What is listeriosis and why is it dangerous?
Listeriosis is a serious bacterial infection caused by the rod shaped bacteria listeria monocytogenes. The bacterium is spread when people eat food contaminated with the bacterium. The most common foods to be contaminated are raw or unpasteurised milk as well as soft cheeses, or vegetables, processed foods and ready-to-eat meats and smoked fish products.
Infection with listeria bacteria results in mild to severe gastroenteritis. In people with weak immune systems it can lead to meningitis or septicaemia. And in pregnant women, listeriosis can result in a miscarriage or stillbirth, premature delivery, or meningitis in the newborn – leading to with permanent disability.
Listeria bacteria are found in the environment – for example in water and in the soil. This means that animals and vegetables can become contaminated at any time and that, as a result, anyone can get listeriosis. But there are certain groups that are at higher risk of severe disease: these include newborns, the elderly, pregnant women and their unborn babies; and those with underlying conditions such as HIV, diabetes, cancer, chronic liver or kidney disease.
I know that there are some German regions where Grünkohl is commonly eaten by humans (as in the Netherlands, where it is boerenkool - farmer's cabbage) but think it is livestock feed in others.
I don't hate it, but don't even understand why people would try to use it as salad. It is actually better if frozen - available everywhere in the Netherlands in that form. The freezing breaks down the cell walls and makes it less tough and a bit sweeter. Still, I cook it with onion.
There is an Italian variety, sometimes known as Tuscan kale, which is far less tough. Still, I went for chard this week when those leafy green things were on promotion at a greengrocer's nearby.

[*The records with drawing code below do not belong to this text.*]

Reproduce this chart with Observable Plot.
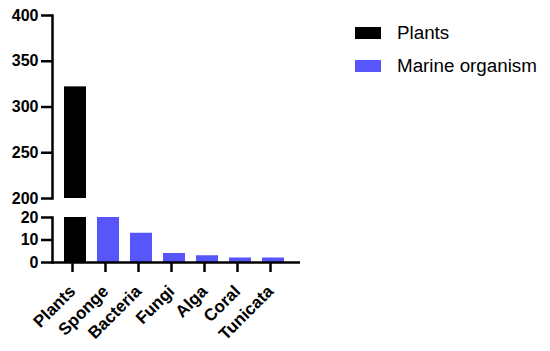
<!DOCTYPE html>
<html><head><meta charset="utf-8">
<script src="https://cdn.jsdelivr.net/npm/d3@7"></script>
<script src="https://cdn.jsdelivr.net/npm/@observablehq/plot@0.6"></script>
<style>
body{margin:0;background:#fff;font-family:"Liberation Sans",Arial,sans-serif;}
#wrap{position:relative;width:550px;height:351px;overflow:hidden;}
#top,#bottom{position:absolute;left:0;}
#top{top:0}
#bottom{top:205px}
#legend{position:absolute;left:355px;top:16px;}
.item{display:flex;align-items:center;height:33px;}
.sw{width:26px;height:12px;margin-right:16px;}
.lab{font-size:18.8px;color:#000;white-space:nowrap;}
svg{overflow:visible}
</style>
</head><body>
<div id="wrap"><div id="top"></div><div id="bottom"></div><div id="legend"></div></div>
<script>
const categories = ["Plants","Sponge","Bacteria","Fungi","Alga","Coral","Tunicata"];
const values = [322, 20, 13, 4, 3, 2, 2];
const groups = ["Plants","Marine organism","Marine organism","Marine organism","Marine organism","Marine organism","Marine organism"];
const seriesNames = ["Plants","Marine organism"];
const seriesColors = ["#000000","#5656fa"];
const topTicks = [200,250,300,350,400];
const bottomTicks = [0,10,20];
const breakLow = 20, breakHigh = 200, topMax = 400;

const data = categories.map((c,i)=>({category:c, value:values[i], group:groups[i]}));

const xOpts = {type:"band", domain:categories, paddingInner:0.343, paddingOuter:0.373, align:0.42};
const colorOpts = {domain:seriesNames, range:seriesColors};
const svgStyle = {background:"transparent", overflow:"visible", fontFamily:"'Liberation Sans', Arial, sans-serif", color:"#000"};

const topPlot = Plot.plot({
  width:550, height:210, marginTop:15, marginBottom:12, marginLeft:52, marginRight:250,
  style:svgStyle,
  x:{...xOpts, axis:null},
  y:{domain:[breakHigh, topMax], axis:null},
  color:colorOpts,
  marks:[
    Plot.barY(data.filter(d=>d.value>breakHigh), {x:"category", y1:()=>breakHigh, y2:"value", fill:"group"}),
    Plot.axisY({ticks:topTicks, label:null, tickSize:11, strokeWidth:2.5, fontSize:16, fontWeight:"bold", tickPadding:3}),
    Plot.frame({anchor:"left", strokeWidth:2.5})
  ]
});
document.getElementById("top").appendChild(topPlot);

const bottomPlot = Plot.plot({
  width:550, height:146, marginTop:12, marginBottom:89, marginLeft:52, marginRight:250,
  style:svgStyle,
  x:{...xOpts, axis:null},
  y:{domain:[0, breakLow], axis:null},
  color:colorOpts,
  marks:[
    Plot.barY(data, {x:"category", y1:()=>0, y2:d=>Math.min(d.value, breakLow), fill:"group"}),
    Plot.axisY({ticks:bottomTicks, label:null, tickSize:11, strokeWidth:2.5, fontSize:16, fontWeight:"bold", tickPadding:3}),
    Plot.axisX({label:null, tickSize:10, strokeWidth:2.5, tickRotate:-45, fontSize:17, fontWeight:"bold", tickPadding:16, dx:-3}),
    Plot.frame({anchor:"left", strokeWidth:2.5}),
    Plot.ruleY([0], {strokeWidth:2.5})
  ]
});
document.getElementById("bottom").appendChild(bottomPlot);

const legend = document.getElementById("legend");
seriesNames.forEach((n,i)=>{
  const it = document.createElement("div"); it.className="item";
  const sw = document.createElement("div"); sw.className="sw"; sw.style.background=seriesColors[i];
  const lb = document.createElement("div"); lb.className="lab"; lb.textContent=n;
  it.appendChild(sw); it.appendChild(lb); legend.appendChild(it);
});
</script>
</body></html>
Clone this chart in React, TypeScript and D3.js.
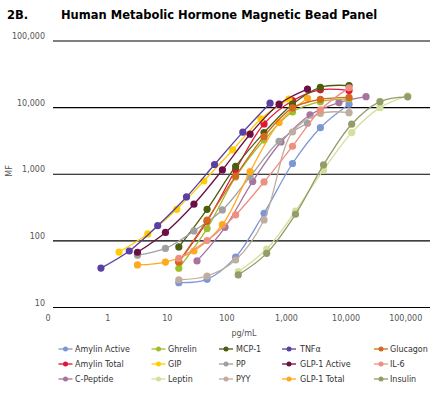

in mr. r's region at least, it is harvested after the first frost - maybe that is for the same reason you like it better frozen, lagatta? and it isn't eaten as salad, but cooked, a bit like spinach ...
yes, and even "normal" cabbage is nicer after a bit of frost.
Your photo is pretty much exactly how it is eaten in the Netherlands, also with a curved sausage, though often a larger one that is cut up and distributed among the people sharing the meal. Assume that is also a smoked sausage?
Kale holds a particular memory for me. When I was a farm labourer our boss used to host a shoot across the four farms which comprised his empire, to entertain his neighbours. These took place on Saturdays in the Autumn and Winter and we were obliged to act as 'beaters', that is, to flush the birds out of cover and up into the air where the line of guns could shoot them. One morning we had to beat through a field of kale plants which stood at least 5 ft tall, it had rained during the night which meant the kale was loaded with water. As we went through it so we got soaked.
We would stop for lunch in a pub where we sat in the public bar eating our sandwiches, while the guns had a proper meal in the saloon bar. One of the guns took pity on us and came through and bought us all a tot of rum, the first time I had drunk spirits, so the afternoon went by without any worries. One of the perks of the job, in addition to being paid overtime for the afternoon, was that all the rabbits which were shot were shared out between the beaters. So I would cycle off home with two or three rabbits swinging from the handlebars.